Christiane L. Joost-Gaugier (born 1934) is a French-born American art history scholar whose research has included work on the art of the Italian Renaissance and on the influence of Pythagoras on art and philosophy into the Middle Ages and Renaissance. She is also known for bringing the first class action against an American university for its discriminatory treatment of women faculty.
Joost-Gaugier was born in 1934 in France. She graduated with honors from Radcliffe College in 1955, earned an A.M. there in 1959 and a PhD from Harvard University in 1973. She taught at Michigan State University in the early 1960s, and in the late 1960s joined the Tufts University faculty,. In 1970 she initiated a class action lawsuit against Tufts University for unequal treatment of women. The case was taken up by the Equal Employment Opportunity Commission, eventually decided in her favor, settled in the mid-1980s, and became a significant legal precedent. However, as a consequence of her actions, Joost-Gaugier found herself "harassed and ostracized by her university" and "widely blackballed".

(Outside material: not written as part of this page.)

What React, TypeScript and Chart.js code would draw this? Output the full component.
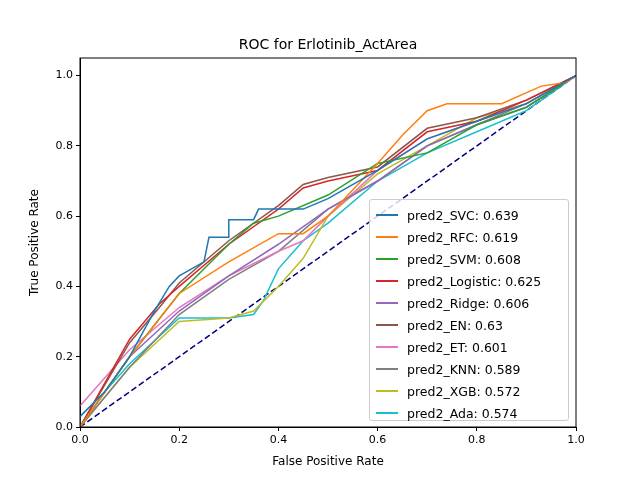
import React, { useEffect, useRef } from "react";
import { Chart, registerables } from "chart.js";
Chart.register(...registerables);

const names = ["pred2_SVC", "pred2_RFC", "pred2_SVM", "pred2_Logistic", "pred2_Ridge", "pred2_EN", "pred2_ET", "pred2_KNN", "pred2_XGB", "pred2_Ada"];
const aucs = ["0.639", "0.619", "0.608", "0.625", "0.606", "0.63", "0.601", "0.589", "0.572", "0.574"];
const colors = ["#1f77b4", "#ff7f0e", "#2ca02c", "#d62728", "#9467bd", "#8c564b", "#e377c2", "#7f7f7f", "#bcbd22", "#17becf"];

const svcX = [0, 0, 0.05, 0.1, 0.15, 0.18, 0.2, 0.25, 0.26, 0.3, 0.3, 0.35, 0.36, 0.45, 0.5, 0.6, 0.7, 0.8, 0.9, 1];
const svcY = [0, 0.03, 0.1, 0.2, 0.33, 0.4, 0.43, 0.47, 0.54, 0.54, 0.59, 0.59, 0.62, 0.62, 0.65, 0.73, 0.82, 0.87, 0.92, 1];
const rfcX = [0, 0.1, 0.2, 0.3, 0.4, 0.45, 0.5, 0.6, 0.65, 0.7, 0.74, 0.85, 0.93, 0.98, 1];
const rfcY = [0, 0.2, 0.38, 0.47, 0.55, 0.55, 0.6, 0.75, 0.83, 0.9, 0.92, 0.92, 0.97, 0.98, 1];
const svmX = [0, 0.1, 0.2, 0.3, 0.35, 0.4, 0.5, 0.6, 0.7, 0.8, 0.9, 1];
const svmY = [0, 0.2, 0.38, 0.52, 0.58, 0.6, 0.66, 0.75, 0.78, 0.86, 0.91, 1];
const logX = [0, 0.1, 0.16, 0.2, 0.3, 0.4, 0.45, 0.5, 0.6, 0.7, 0.8, 0.9, 1];
const logY = [0, 0.25, 0.35, 0.4, 0.52, 0.62, 0.68, 0.7, 0.73, 0.84, 0.87, 0.93, 1];
const ridgeX = [0, 0.1, 0.2, 0.3, 0.4, 0.5, 0.6, 0.7, 0.8, 0.9, 1];
const ridgeY = [0, 0.2, 0.33, 0.43, 0.52, 0.62, 0.7, 0.8, 0.86, 0.91, 1];
const enX = [0, 0.1, 0.16, 0.2, 0.3, 0.4, 0.45, 0.5, 0.6, 0.7, 0.8, 0.9, 1];
const enY = [0, 0.24, 0.34, 0.41, 0.53, 0.63, 0.69, 0.71, 0.74, 0.85, 0.88, 0.93, 1];
const etX = [0, 0.1, 0.2, 0.3, 0.4, 0.45, 0.5, 0.6, 0.7, 0.8, 0.9, 1];
const etY = [0.06, 0.22, 0.34, 0.43, 0.5, 0.53, 0.6, 0.73, 0.82, 0.87, 0.92, 1];
const knnX = [0, 0.1, 0.2, 0.3, 0.4, 0.5, 0.6, 0.7, 0.8, 0.9, 1];
const knnY = [0, 0.17, 0.32, 0.42, 0.5, 0.62, 0.7, 0.8, 0.86, 0.92, 1];
const xgbX = [0, 0.1, 0.2, 0.3, 0.35, 0.4, 0.45, 0.5, 0.6, 0.7, 0.8, 0.9, 1];
const xgbY = [0, 0.17, 0.3, 0.31, 0.33, 0.4, 0.48, 0.6, 0.72, 0.8, 0.88, 0.92, 1];
const adaX = [0, 0.05, 0.1, 0.2, 0.3, 0.35, 0.37, 0.4, 0.45, 0.5, 0.6, 0.7, 0.8, 0.9, 1];
const adaY = [0.03, 0.1, 0.18, 0.31, 0.31, 0.32, 0.36, 0.45, 0.53, 0.58, 0.7, 0.78, 0.84, 0.9, 1];

const xs = [svcX, rfcX, svmX, logX, ridgeX, enX, etX, knnX, xgbX, adaX];
const ys = [svcY, rfcY, svmY, logY, ridgeY, enY, etY, knnY, xgbY, adaY];

const FONT = "'DejaVu Sans', sans-serif";

export default function App() {
  const ref = useRef<HTMLCanvasElement>(null);
  useEffect(() => {
    document.body.style.margin = "0";
    const datasets: any[] = names.map((n, i) => ({
      label: n + ": " + aucs[i],
      data: xs[i].map((x, j) => ({ x, y: ys[i][j] })),
      borderColor: colors[i],
      borderWidth: 1.5,
      pointRadius: 0,
      fill: false,
    }));
    datasets.push({
      label: "diag",
      data: [{ x: 0, y: 0 }, { x: 1, y: 1 }],
      borderColor: "#000080",
      borderWidth: 1.5,
      borderDash: [6, 3],
      pointRadius: 0,
    });
    const frame = {
      id: "frame",
      afterDraw(c: any) {
        const { ctx, chartArea: a } = c;
        ctx.save();
        ctx.strokeStyle = "#000";
        ctx.lineWidth = 1;
        ctx.strokeRect(a.left, a.top, a.right - a.left, a.bottom - a.top);
        ctx.fillStyle = "#000";
        ctx.font = "14px " + FONT;
        ctx.textAlign = "center";
        ctx.textBaseline = "bottom";
        ctx.fillText("ROC for Erlotinib_ActArea", (a.left + a.right) / 2, a.top - 6);
        ctx.font = "12px " + FONT;
        ctx.textBaseline = "middle";
        ctx.fillText("False Positive Rate", (a.left + a.right) / 2, 462);
        ctx.translate(35, (a.top + a.bottom) / 2);
        ctx.rotate(-Math.PI / 2);
        ctx.fillText("True Positive Rate", 0, 0);
        ctx.restore();
      },
    };
    const tickCommon = { color: "#000", font: { family: FONT, size: 11 } };
    const chart = new Chart(ref.current!, {
      type: "line",
      data: { datasets },
      options: {
        animation: false,
        responsive: false,
        layout: { padding: { top: 58, right: 64, left: 0, bottom: 0 } },
        plugins: { legend: { display: false }, tooltip: { enabled: false } },
        scales: {
          x: {
            type: "linear", min: 0, max: 1,
            ticks: { ...tickCommon, stepSize: 0.2, callback: (v: any) => Number(v).toFixed(1) },
            grid: { drawOnChartArea: false, color: "#000", tickLength: 4 },
            border: { color: "#000" },
            afterFit: (s: any) => { s.height = 53; },
          },
          y: {
            type: "linear", min: 0, max: 1.05,
            ticks: { ...tickCommon, callback: (v: any) => Number(v).toFixed(1) },
            afterBuildTicks: (s: any) => { s.ticks = [0, 0.2, 0.4, 0.6, 0.8, 1].map((v) => ({ value: v })); },
            grid: { drawOnChartArea: false, color: "#000", tickLength: 4 },
            border: { color: "#000" },
            afterFit: (s: any) => { s.width = 80; },
          },
        },
      } as any,
      plugins: [frame],
    });
    return () => chart.destroy();
  }, []);
  return (
    <div style={{ position: "relative", width: 640, height: 480, background: "#fff" }}>
      <canvas ref={ref} width={640} height={480} />
      <div style={{ position: "absolute", left: 369, top: 199, width: 200, height: 222, border: "1px solid #ccc", borderRadius: 3, background: "rgba(255,255,255,0.8)", fontFamily: FONT, fontSize: 12.5, padding: "4px 0 0 6px", boxSizing: "border-box" }}>
        {names.map((n, i) => (
          <div key={n} style={{ display: "flex", alignItems: "center", height: 22 }}>
            <span style={{ display: "inline-block", width: 22, height: 2, background: colors[i], marginRight: 9 }} />
            <span>{n + ": " + aucs[i]}</span>
          </div>
        ))}
      </div>
    </div>
  );
}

She became a professor and department chair at the following universities: New Mexico State University, the University of New Mexico, and Wayne State University. Joost-Gaugier has lectured internationally and published widely including over 200 research articles. She is the recipient of many awards including a Fulbright Fellowship and grants from the American Society of Learned Societies, the American Philosophical Society, the Delmas Foundation, the National Endowment for the Humanities, and the Kress Foundation. She is responsible for obtaining a grant which commenced the restoration of Minoru Yamasaki's Courtyard in Detroit. Already a three times graduate of Harvard, she received a Lifetime Achievement Award with Phi Beta Kappa from Harvard University in 2005. She now continues her work as an independent scholar.